━━━━━ Records for this exercise ━━━━━

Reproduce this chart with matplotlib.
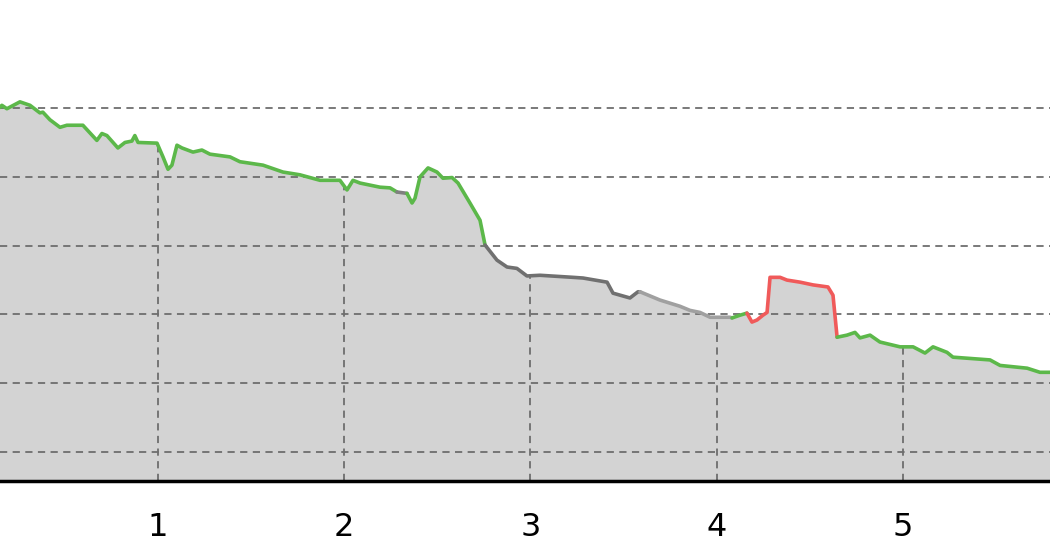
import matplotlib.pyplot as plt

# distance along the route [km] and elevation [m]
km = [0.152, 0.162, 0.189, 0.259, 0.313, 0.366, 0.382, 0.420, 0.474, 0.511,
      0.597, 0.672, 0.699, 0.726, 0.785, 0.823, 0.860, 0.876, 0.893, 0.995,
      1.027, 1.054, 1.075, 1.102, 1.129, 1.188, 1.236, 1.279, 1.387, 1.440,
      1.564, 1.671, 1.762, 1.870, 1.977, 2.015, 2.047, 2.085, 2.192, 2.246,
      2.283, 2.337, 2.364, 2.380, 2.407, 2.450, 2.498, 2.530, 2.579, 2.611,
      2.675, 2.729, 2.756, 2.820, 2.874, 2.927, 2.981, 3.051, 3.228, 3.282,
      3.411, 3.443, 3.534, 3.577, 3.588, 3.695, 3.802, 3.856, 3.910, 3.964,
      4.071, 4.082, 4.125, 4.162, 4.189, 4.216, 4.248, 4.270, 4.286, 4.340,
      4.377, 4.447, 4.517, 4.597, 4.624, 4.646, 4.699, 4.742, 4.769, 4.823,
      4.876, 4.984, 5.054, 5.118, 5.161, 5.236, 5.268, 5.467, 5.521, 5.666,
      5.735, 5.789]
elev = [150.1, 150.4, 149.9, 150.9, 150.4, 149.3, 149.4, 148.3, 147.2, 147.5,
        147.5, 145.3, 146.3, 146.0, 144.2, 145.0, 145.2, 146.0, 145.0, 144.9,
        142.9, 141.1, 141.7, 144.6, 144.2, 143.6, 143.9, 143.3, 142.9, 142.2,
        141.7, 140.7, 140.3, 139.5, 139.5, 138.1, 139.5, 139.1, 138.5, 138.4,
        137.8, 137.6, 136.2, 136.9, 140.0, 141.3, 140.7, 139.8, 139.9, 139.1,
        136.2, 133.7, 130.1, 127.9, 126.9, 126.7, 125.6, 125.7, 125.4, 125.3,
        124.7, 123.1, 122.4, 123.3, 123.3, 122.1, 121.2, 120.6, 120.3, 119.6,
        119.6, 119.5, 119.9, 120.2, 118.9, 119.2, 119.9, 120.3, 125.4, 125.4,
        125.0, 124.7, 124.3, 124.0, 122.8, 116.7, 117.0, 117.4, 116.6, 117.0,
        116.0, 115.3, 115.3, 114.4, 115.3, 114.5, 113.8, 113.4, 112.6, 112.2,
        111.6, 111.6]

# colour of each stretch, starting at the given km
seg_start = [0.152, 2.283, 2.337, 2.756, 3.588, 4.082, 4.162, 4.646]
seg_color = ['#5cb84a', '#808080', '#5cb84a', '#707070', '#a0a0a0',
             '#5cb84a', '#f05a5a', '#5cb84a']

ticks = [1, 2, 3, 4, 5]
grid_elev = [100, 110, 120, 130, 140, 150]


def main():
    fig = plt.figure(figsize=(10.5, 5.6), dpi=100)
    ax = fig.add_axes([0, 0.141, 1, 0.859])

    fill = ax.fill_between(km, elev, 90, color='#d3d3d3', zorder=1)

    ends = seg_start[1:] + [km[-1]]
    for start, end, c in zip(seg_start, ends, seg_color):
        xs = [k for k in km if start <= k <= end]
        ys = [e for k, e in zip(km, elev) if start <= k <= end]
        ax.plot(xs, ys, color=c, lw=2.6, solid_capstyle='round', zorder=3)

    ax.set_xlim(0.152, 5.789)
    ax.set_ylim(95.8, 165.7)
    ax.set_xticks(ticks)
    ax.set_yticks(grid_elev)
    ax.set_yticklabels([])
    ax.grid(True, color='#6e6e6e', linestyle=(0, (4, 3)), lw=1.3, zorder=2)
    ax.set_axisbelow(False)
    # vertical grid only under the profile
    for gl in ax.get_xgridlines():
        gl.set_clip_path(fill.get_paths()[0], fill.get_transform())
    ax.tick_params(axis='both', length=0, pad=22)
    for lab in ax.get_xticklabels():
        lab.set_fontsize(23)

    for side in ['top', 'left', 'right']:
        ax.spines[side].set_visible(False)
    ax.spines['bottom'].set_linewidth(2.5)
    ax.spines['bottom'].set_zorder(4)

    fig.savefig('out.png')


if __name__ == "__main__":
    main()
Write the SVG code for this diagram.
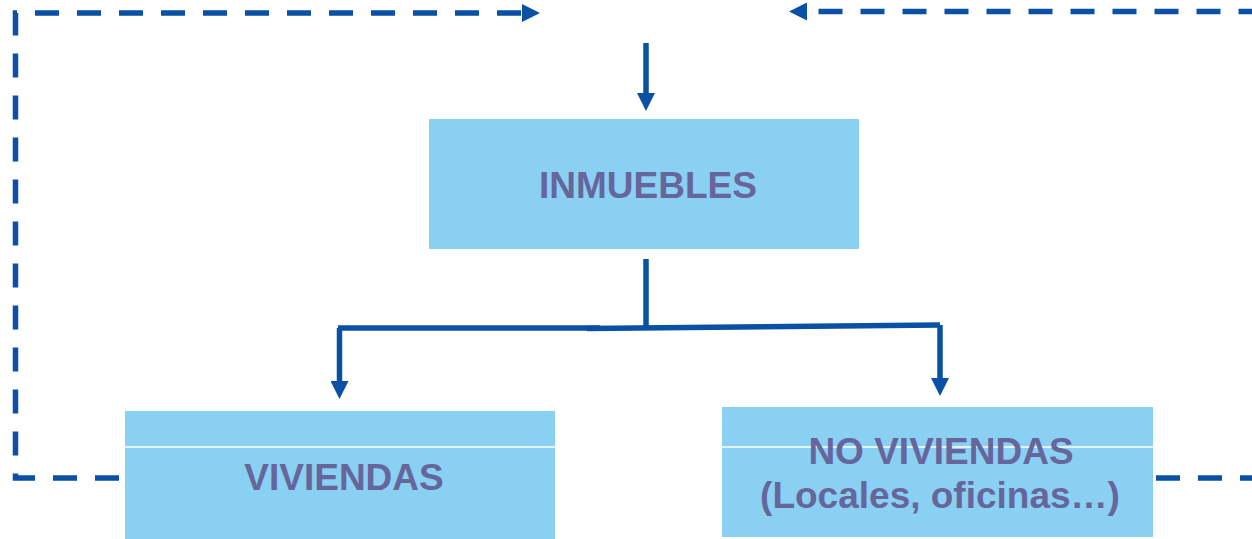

━━━━━

• _Exercise prompt_: Go through the listing above and write it all out exactly, leaving out any picture.

• _Answer below_:
Reproduce this chart with matplotlib.
import matplotlib.pyplot as plt

# distance along the route [km] and elevation [m]
km = [0.152, 0.162, 0.189, 0.259, 0.313, 0.366, 0.382, 0.420, 0.474, 0.511,
      0.597, 0.672, 0.699, 0.726, 0.785, 0.823, 0.860, 0.876, 0.893, 0.995,
      1.027, 1.054, 1.075, 1.102, 1.129, 1.188, 1.236, 1.279, 1.387, 1.440,
      1.564, 1.671, 1.762, 1.870, 1.977, 2.015, 2.047, 2.085, 2.192, 2.246,
      2.283, 2.337, 2.364, 2.380, 2.407, 2.450, 2.498, 2.530, 2.579, 2.611,
      2.675, 2.729, 2.756, 2.820, 2.874, 2.927, 2.981, 3.051, 3.228, 3.282,
      3.411, 3.443, 3.534, 3.577, 3.588, 3.695, 3.802, 3.856, 3.910, 3.964,
      4.071, 4.082, 4.125, 4.162, 4.189, 4.216, 4.248, 4.270, 4.286, 4.340,
      4.377, 4.447, 4.517, 4.597, 4.624, 4.646, 4.699, 4.742, 4.769, 4.823,
      4.876, 4.984, 5.054, 5.118, 5.161, 5.236, 5.268, 5.467, 5.521, 5.666,
      5.735, 5.789]
elev = [150.1, 150.4, 149.9, 150.9, 150.4, 149.3, 149.4, 148.3, 147.2, 147.5,
        147.5, 145.3, 146.3, 146.0, 144.2, 145.0, 145.2, 146.0, 145.0, 144.9,
        142.9, 141.1, 141.7, 144.6, 144.2, 143.6, 143.9, 143.3, 142.9, 142.2,
        141.7, 140.7, 140.3, 139.5, 139.5, 138.1, 139.5, 139.1, 138.5, 138.4,
        137.8, 137.6, 136.2, 136.9, 140.0, 141.3, 140.7, 139.8, 139.9, 139.1,
        136.2, 133.7, 130.1, 127.9, 126.9, 126.7, 125.6, 125.7, 125.4, 125.3,
        124.7, 123.1, 122.4, 123.3, 123.3, 122.1, 121.2, 120.6, 120.3, 119.6,
        119.6, 119.5, 119.9, 120.2, 118.9, 119.2, 119.9, 120.3, 125.4, 125.4,
        125.0, 124.7, 124.3, 124.0, 122.8, 116.7, 117.0, 117.4, 116.6, 117.0,
        116.0, 115.3, 115.3, 114.4, 115.3, 114.5, 113.8, 113.4, 112.6, 112.2,
        111.6, 111.6]

# colour of each stretch, starting at the given km
seg_start = [0.152, 2.283, 2.337, 2.756, 3.588, 4.082, 4.162, 4.646]
seg_color = ['#5cb84a', '#808080', '#5cb84a', '#707070', '#a0a0a0',
             '#5cb84a', '#f05a5a', '#5cb84a']

ticks = [1, 2, 3, 4, 5]
grid_elev = [100, 110, 120, 130, 140, 150]


def main():
    fig = plt.figure(figsize=(10.5, 5.6), dpi=100)
    ax = fig.add_axes([0, 0.141, 1, 0.859])

    fill = ax.fill_between(km, elev, 90, color='#d3d3d3', zorder=1)

    ends = seg_start[1:] + [km[-1]]
    for start, end, c in zip(seg_start, ends, seg_color):
        xs = [k for k in km if start <= k <= end]
        ys = [e for k, e in zip(km, elev) if start <= k <= end]
        ax.plot(xs, ys, color=c, lw=2.6, solid_capstyle='round', zorder=3)

    ax.set_xlim(0.152, 5.789)
    ax.set_ylim(95.8, 165.7)
    ax.set_xticks(ticks)
    ax.set_yticks(grid_elev)
    ax.set_yticklabels([])
    ax.grid(True, color='#6e6e6e', linestyle=(0, (4, 3)), lw=1.3, zorder=2)
    ax.set_axisbelow(False)
    # vertical grid only under the profile
    for gl in ax.get_xgridlines():
        gl.set_clip_path(fill.get_paths()[0], fill.get_transform())
    ax.tick_params(axis='both', length=0, pad=22)
    for lab in ax.get_xticklabels():
        lab.set_fontsize(23)

    for side in ['top', 'left', 'right']:
        ax.spines[side].set_visible(False)
    ax.spines['bottom'].set_linewidth(2.5)
    ax.spines['bottom'].set_zorder(4)

    fig.savefig('out.png')


if __name__ == "__main__":
    main()
Write the SVG code for this diagram.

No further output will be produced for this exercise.